It would be hard to claim that marketing content is always readable. Marketing language is so riddled with jargon and unnecessary complexity that it’s been vilified in newspaper articles and online listicles (and it isn’t as if journalists aren’t liable to throwing out a little of their own ‘journalese’ now and again). We articulated the reasons why marketers need to reclaim simple and precise language from the verbose and grandiose in our last piece. The question of ‘how’, however, remains.
Never use a metaphor, simile or other figures of speech which you are used to seeing in print.
It’s slightly ironic that businesses will use a hackneyed metaphor, simile or figure of speech to try to make themselves and the services they offer appear to be interesting when it, in fact, makes them look distinctly ordinary. Very often complicated language obscures what it is that makes a business special, and leaves agencies and customers with the task of wading through the blather to reveal what’s underneath.
Never use a long word where a short one will do.
There’s much to admire in the long, rolling sentences of Joseph Conrad or Charles Dickens but in marketing, economical writing is good writing. If you can fit as much meaning into a shorter word as you can into a longer one, then use the shorter word. Not only does this keep your copy succinct and make what you’ve already written easier to understand, it allows you more space in the eventuality that you find you have more you need to say.
If it is possible to cut a word out, always cut it out.
Good editing requires a certain degree of ruthlessness. It isn’t always the easiest thing in the world to hack away at something you’re satisfied with––or something someone else is satisfied with––but when there are deadlines to meet and complex subjects to unravel, concision is a virtue. Swallow your pride: it probably doesn’t matter if your writing loses its ‘musical quality’.
Never use the passive where you can use the active.
If you don’t know the difference between passive and active, you’re not alone. In active-voice sentences, the subject performs the action. In passive-voice sentences, the subject is acted upon. The active voice more closely resembles ordinary speech and gives credit for an action. The passive voice tends to use more words and can come across as vague. That isn’t to say the passive voice is useless in life––it’s often more polite because it neatly avoids attribution.
Never use a foreign phrase, a scientific word, or a jargon word if you can think of an everyday English equivalent.

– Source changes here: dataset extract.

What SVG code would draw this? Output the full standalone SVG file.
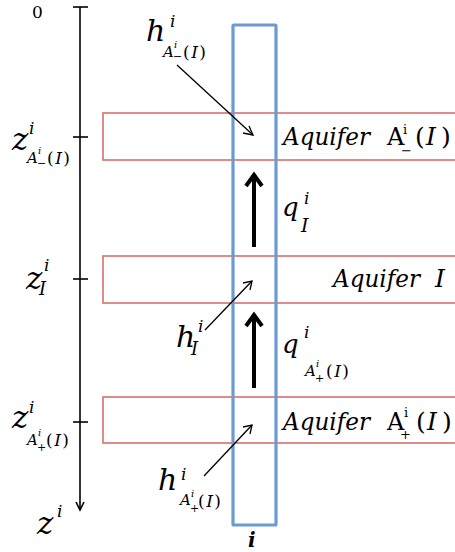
<svg xmlns="http://www.w3.org/2000/svg" width="455" height="552" viewBox="0 0 455 552">
<style>
.aq{fill:none;stroke:#d6706b;stroke-width:1.6}
.col{fill:none;stroke:#6b9bd1;stroke-width:3.2}
.ax{stroke:#000;stroke-width:1.6;fill:none}
.thin{stroke:#000;stroke-width:1.3;fill:none}
.thick{stroke:#000;stroke-width:4;fill:none}
</style>
<rect width="455" height="552" fill="#fff"/>
<g font-family="DejaVu Serif, Times New Roman, serif" fill="#000">
<g id="axis">
<line class="ax" x1="80" y1="7" x2="80" y2="509"/>
<line class="ax" x1="73" y1="7" x2="88" y2="7"/>
<line class="ax" x1="73" y1="137" x2="88" y2="137"/>
<line class="ax" x1="73" y1="279" x2="88" y2="279"/>
<line class="ax" x1="73" y1="422" x2="88" y2="422"/>
<polyline class="ax" points="76,502 80,510 84,502"/>
<text x="32" y="18" font-size="17">0</text>
</g>
<g id="aquifer-minus">
<rect class="aq" x="103" y="113" width="360" height="47"/>
<text font-style="italic" font-size="25"><tspan x="283" y="145" textLength="87" lengthAdjust="spacingAndGlyphs">Aquifer</tspan><tspan font-style="normal" x="387" y="145" font-size="24">A</tspan><tspan font-style="normal" x="403" y="134" font-size="13">i</tspan><tspan font-style="normal" x="401" y="155" font-size="13">−</tspan><tspan font-style="normal" x="415" y="145">(</tspan><tspan x="426">I</tspan><tspan font-style="normal" x="441">)</tspan></text>
</g>
<g id="aquifer-I">
<rect class="aq" x="103" y="256" width="360" height="47"/>
<text font-style="italic" font-size="25"><tspan x="333" y="287" textLength="87" lengthAdjust="spacingAndGlyphs">Aquifer</tspan><tspan x="435" y="287">I</tspan></text>
</g>
<g id="aquifer-plus">
<rect class="aq" x="103" y="397" width="360" height="46"/>
<text font-style="italic" font-size="25"><tspan x="283" y="430" textLength="87" lengthAdjust="spacingAndGlyphs">Aquifer</tspan><tspan font-style="normal" x="387" y="430" font-size="24">A</tspan><tspan font-style="normal" x="404" y="417" font-size="13">i</tspan><tspan font-style="normal" x="400" y="439" font-size="13">+</tspan><tspan font-style="normal" x="416" y="430">(</tspan><tspan x="427">I</tspan><tspan font-style="normal" x="442">)</tspan></text>
</g>
<g id="column">
<rect class="col" x="233" y="25" width="43" height="500" rx="1"/>
<text x="248" y="547" font-size="20" font-weight="bold" font-style="italic">i</text>
</g>
<g id="z-labels" font-style="italic">
<text font-size="31"><tspan x="12" y="150">z</tspan><tspan x="29" y="134" font-size="17">i</tspan><tspan x="27" y="163" font-size="15">A</tspan><tspan x="38" y="154" font-size="10">i</tspan><tspan font-style="normal" x="37" y="167" font-size="11">−</tspan><tspan font-style="normal" x="47" y="164" font-size="17" letter-spacing="1.5">(</tspan><tspan font-size="17" letter-spacing="1.5">I</tspan><tspan font-style="normal" font-size="17">)</tspan></text>
<text font-size="31"><tspan x="26" y="289">z</tspan><tspan x="44" y="271" font-size="17">i</tspan><tspan x="39" y="295" font-size="18">I</tspan></text>
<text font-size="31"><tspan x="12" y="428">z</tspan><tspan x="29" y="413" font-size="17">i</tspan><tspan x="27" y="445" font-size="15">A</tspan><tspan x="38" y="436" font-size="10">i</tspan><tspan font-style="normal" x="37" y="451" font-size="11">+</tspan><tspan font-style="normal" x="46" y="446" font-size="17" letter-spacing="1.5">(</tspan><tspan font-size="17" letter-spacing="1.5">I</tspan><tspan font-style="normal" font-size="17">)</tspan></text>
<text font-size="31"><tspan x="37" y="534">z</tspan><tspan x="57" y="517" font-size="17">i</tspan></text>
</g>
<g id="h-labels" font-style="italic">
<text font-size="30"><tspan x="146" y="41">h</tspan><tspan x="170" y="27" font-size="17">i</tspan><tspan x="163" y="57" font-size="15">A</tspan><tspan x="174" y="48" font-size="10">i</tspan><tspan font-style="normal" x="173" y="60" font-size="11">−</tspan><tspan font-style="normal" x="183" y="58" font-size="17" letter-spacing="1.5">(</tspan><tspan font-size="17" letter-spacing="1.5">I</tspan><tspan font-style="normal" font-size="17">)</tspan></text>
<text font-size="30"><tspan x="176" y="347">h</tspan><tspan x="198" y="332" font-size="17">i</tspan><tspan x="191" y="355" font-size="18">I</tspan></text>
<text font-size="30"><tspan x="158" y="490">h</tspan><tspan x="181" y="480" font-size="17">i</tspan><tspan x="180" y="505" font-size="15">A</tspan><tspan x="191" y="497" font-size="10">i</tspan><tspan font-style="normal" x="190" y="512" font-size="11">+</tspan><tspan font-style="normal" x="198" y="507" font-size="17" letter-spacing="1.5">(</tspan><tspan font-size="17" letter-spacing="1.5">I</tspan><tspan font-style="normal" font-size="17">)</tspan></text>
</g>
<g id="q-labels" font-style="italic">
<text font-size="26"><tspan x="282" y="216">q</tspan><tspan x="304" y="204" font-size="17">i</tspan><tspan x="301" y="232" font-size="19">I</tspan></text>
<text font-size="26"><tspan x="282" y="353">q</tspan><tspan x="304" y="338" font-size="17">i</tspan><tspan x="305" y="376" font-size="15">A</tspan><tspan x="316" y="367" font-size="10">i</tspan><tspan font-style="normal" x="315" y="382" font-size="11">+</tspan><tspan font-style="normal" x="326" y="377" font-size="17" letter-spacing="1.5">(</tspan><tspan font-size="17" letter-spacing="1.5">I</tspan><tspan font-style="normal" font-size="17">)</tspan></text>
</g>
</g>
<g id="connectors">
<line class="thin" x1="177" y1="65" x2="253" y2="135"/>
<polyline class="thin" points="243,133 253,135 249,126"/>
<line class="thin" x1="205" y1="330" x2="252" y2="281"/>
<polyline class="thin" points="243,283 252,281 250,290"/>
<line class="thin" x1="204" y1="476" x2="252" y2="425"/>
<polyline class="thin" points="243,427 252,425 250,434"/>
<line class="thick" x1="254" y1="247" x2="254" y2="175"/>
<polyline class="thick" points="246,186 254,175 262,186"/>
<line class="thick" x1="254" y1="388" x2="254" y2="315"/>
<polyline class="thick" points="246,326 254,315 262,326"/>
</g>
</svg>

If the average person wouldn’t understand the meaning of the word in question, you probably shouldn’t use it. This presents a particular problem for marketers, who use jargon words with such regularity that they often seem to have forgotten what constitutes a jargon word and what doesn’t. Explain yourself with everyday words and, though it might seem counterintuitive when writing a brief or something similar, you’ll save time in the long run.
Break any of these rules sooner than say anything outright barbarous.
Orwell’s final rule is something of a get-out-of-jail-free card, and he broke his own rules fairly regularly. But really it’s a warning against militantly following his guidance when it’s obvious that you shouldn’t. For many reasons, you might need to or want to deviate from Orwell’s guidance, but as a set of guidelines which underpin your marketing content, these rules are invaluable.